— Problem —
Retype all of the listing exactly, passing over any picture you find.

— Data shown —
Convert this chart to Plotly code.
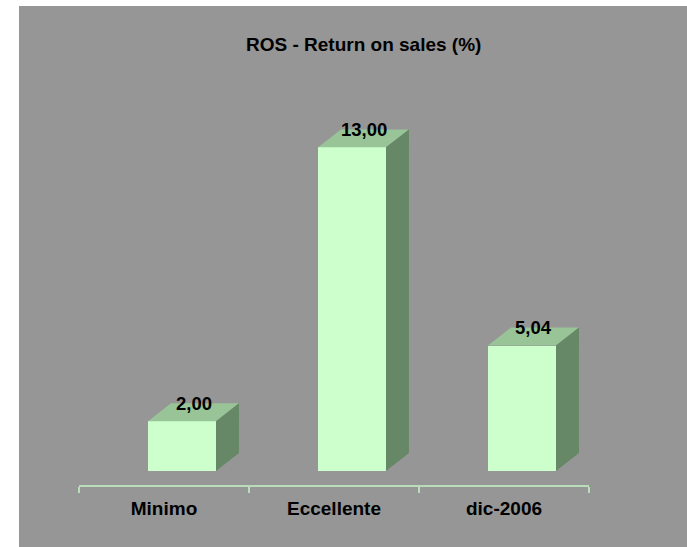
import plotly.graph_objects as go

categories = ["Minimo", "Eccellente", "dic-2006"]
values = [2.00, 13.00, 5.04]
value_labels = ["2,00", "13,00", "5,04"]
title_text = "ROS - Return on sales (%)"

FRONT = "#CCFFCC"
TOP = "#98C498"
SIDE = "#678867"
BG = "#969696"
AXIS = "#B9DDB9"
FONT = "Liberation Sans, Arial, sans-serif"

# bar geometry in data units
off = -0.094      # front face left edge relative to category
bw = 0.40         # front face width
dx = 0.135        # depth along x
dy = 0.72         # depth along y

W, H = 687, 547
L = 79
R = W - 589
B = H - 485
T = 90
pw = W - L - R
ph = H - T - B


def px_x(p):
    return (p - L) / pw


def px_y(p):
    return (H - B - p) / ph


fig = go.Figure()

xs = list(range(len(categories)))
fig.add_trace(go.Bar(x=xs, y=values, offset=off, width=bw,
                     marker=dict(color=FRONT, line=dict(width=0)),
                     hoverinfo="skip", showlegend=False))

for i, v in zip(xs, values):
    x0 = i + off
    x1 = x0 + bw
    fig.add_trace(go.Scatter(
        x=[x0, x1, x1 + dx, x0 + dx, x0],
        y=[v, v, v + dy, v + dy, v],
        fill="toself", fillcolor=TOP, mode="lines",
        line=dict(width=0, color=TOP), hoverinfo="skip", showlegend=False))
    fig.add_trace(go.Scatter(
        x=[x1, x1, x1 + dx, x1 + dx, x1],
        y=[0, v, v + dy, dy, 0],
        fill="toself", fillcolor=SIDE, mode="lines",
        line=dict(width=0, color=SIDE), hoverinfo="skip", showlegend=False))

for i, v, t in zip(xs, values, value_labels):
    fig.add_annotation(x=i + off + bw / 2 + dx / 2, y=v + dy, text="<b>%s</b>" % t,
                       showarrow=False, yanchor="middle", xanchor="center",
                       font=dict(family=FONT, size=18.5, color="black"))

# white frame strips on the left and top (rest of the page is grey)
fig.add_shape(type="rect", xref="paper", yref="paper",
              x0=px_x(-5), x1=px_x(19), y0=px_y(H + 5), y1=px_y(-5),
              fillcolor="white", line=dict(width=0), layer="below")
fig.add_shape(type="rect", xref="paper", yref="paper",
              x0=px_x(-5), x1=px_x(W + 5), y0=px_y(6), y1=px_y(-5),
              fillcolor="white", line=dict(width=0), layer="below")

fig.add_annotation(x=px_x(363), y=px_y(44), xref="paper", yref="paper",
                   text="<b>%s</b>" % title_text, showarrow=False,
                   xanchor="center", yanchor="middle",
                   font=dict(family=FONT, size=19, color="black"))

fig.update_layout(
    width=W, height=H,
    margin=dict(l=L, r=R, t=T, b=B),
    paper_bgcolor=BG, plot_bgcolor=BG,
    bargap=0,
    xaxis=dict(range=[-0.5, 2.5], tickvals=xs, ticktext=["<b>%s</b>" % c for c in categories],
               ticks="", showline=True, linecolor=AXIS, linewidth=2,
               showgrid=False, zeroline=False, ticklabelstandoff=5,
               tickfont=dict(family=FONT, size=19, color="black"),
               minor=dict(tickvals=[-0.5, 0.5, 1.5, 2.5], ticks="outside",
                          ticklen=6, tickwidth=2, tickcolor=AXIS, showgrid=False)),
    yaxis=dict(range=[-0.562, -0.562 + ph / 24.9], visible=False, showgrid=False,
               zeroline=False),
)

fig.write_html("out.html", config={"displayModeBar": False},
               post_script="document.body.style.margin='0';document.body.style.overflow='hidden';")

— Solution —
Convert this chart to Plotly code.
import plotly.graph_objects as go

categories = ["Minimo", "Eccellente", "dic-2006"]
values = [2.00, 13.00, 5.04]
value_labels = ["2,00", "13,00", "5,04"]
title_text = "ROS - Return on sales (%)"

FRONT = "#CCFFCC"
TOP = "#98C498"
SIDE = "#678867"
BG = "#969696"
AXIS = "#B9DDB9"
FONT = "Liberation Sans, Arial, sans-serif"

# bar geometry in data units
off = -0.094      # front face left edge relative to category
bw = 0.40         # front face width
dx = 0.135        # depth along x
dy = 0.72         # depth along y

W, H = 687, 547
L = 79
R = W - 589
B = H - 485
T = 90
pw = W - L - R
ph = H - T - B


def px_x(p):
    return (p - L) / pw


def px_y(p):
    return (H - B - p) / ph


fig = go.Figure()

xs = list(range(len(categories)))
fig.add_trace(go.Bar(x=xs, y=values, offset=off, width=bw,
                     marker=dict(color=FRONT, line=dict(width=0)),
                     hoverinfo="skip", showlegend=False))

for i, v in zip(xs, values):
    x0 = i + off
    x1 = x0 + bw
    fig.add_trace(go.Scatter(
        x=[x0, x1, x1 + dx, x0 + dx, x0],
        y=[v, v, v + dy, v + dy, v],
        fill="toself", fillcolor=TOP, mode="lines",
        line=dict(width=0, color=TOP), hoverinfo="skip", showlegend=False))
    fig.add_trace(go.Scatter(
        x=[x1, x1, x1 + dx, x1 + dx, x1],
        y=[0, v, v + dy, dy, 0],
        fill="toself", fillcolor=SIDE, mode="lines",
        line=dict(width=0, color=SIDE), hoverinfo="skip", showlegend=False))

for i, v, t in zip(xs, values, value_labels):
    fig.add_annotation(x=i + off + bw / 2 + dx / 2, y=v + dy, text="<b>%s</b>" % t,
                       showarrow=False, yanchor="middle", xanchor="center",
                       font=dict(family=FONT, size=18.5, color="black"))

# white frame strips on the left and top (rest of the page is grey)
fig.add_shape(type="rect", xref="paper", yref="paper",
              x0=px_x(-5), x1=px_x(19), y0=px_y(H + 5), y1=px_y(-5),
              fillcolor="white", line=dict(width=0), layer="below")
fig.add_shape(type="rect", xref="paper", yref="paper",
              x0=px_x(-5), x1=px_x(W + 5), y0=px_y(6), y1=px_y(-5),
              fillcolor="white", line=dict(width=0), layer="below")

fig.add_annotation(x=px_x(363), y=px_y(44), xref="paper", yref="paper",
                   text="<b>%s</b>" % title_text, showarrow=False,
                   xanchor="center", yanchor="middle",
                   font=dict(family=FONT, size=19, color="black"))

fig.update_layout(
    width=W, height=H,
    margin=dict(l=L, r=R, t=T, b=B),
    paper_bgcolor=BG, plot_bgcolor=BG,
    bargap=0,
    xaxis=dict(range=[-0.5, 2.5], tickvals=xs, ticktext=["<b>%s</b>" % c for c in categories],
               ticks="", showline=True, linecolor=AXIS, linewidth=2,
               showgrid=False, zeroline=False, ticklabelstandoff=5,
               tickfont=dict(family=FONT, size=19, color="black"),
               minor=dict(tickvals=[-0.5, 0.5, 1.5, 2.5], ticks="outside",
                          ticklen=6, tickwidth=2, tickcolor=AXIS, showgrid=False)),
    yaxis=dict(range=[-0.562, -0.562 + ph / 24.9], visible=False, showgrid=False,
               zeroline=False),
)

fig.write_html("out.html", config={"displayModeBar": False},
               post_script="document.body.style.margin='0';document.body.style.overflow='hidden';")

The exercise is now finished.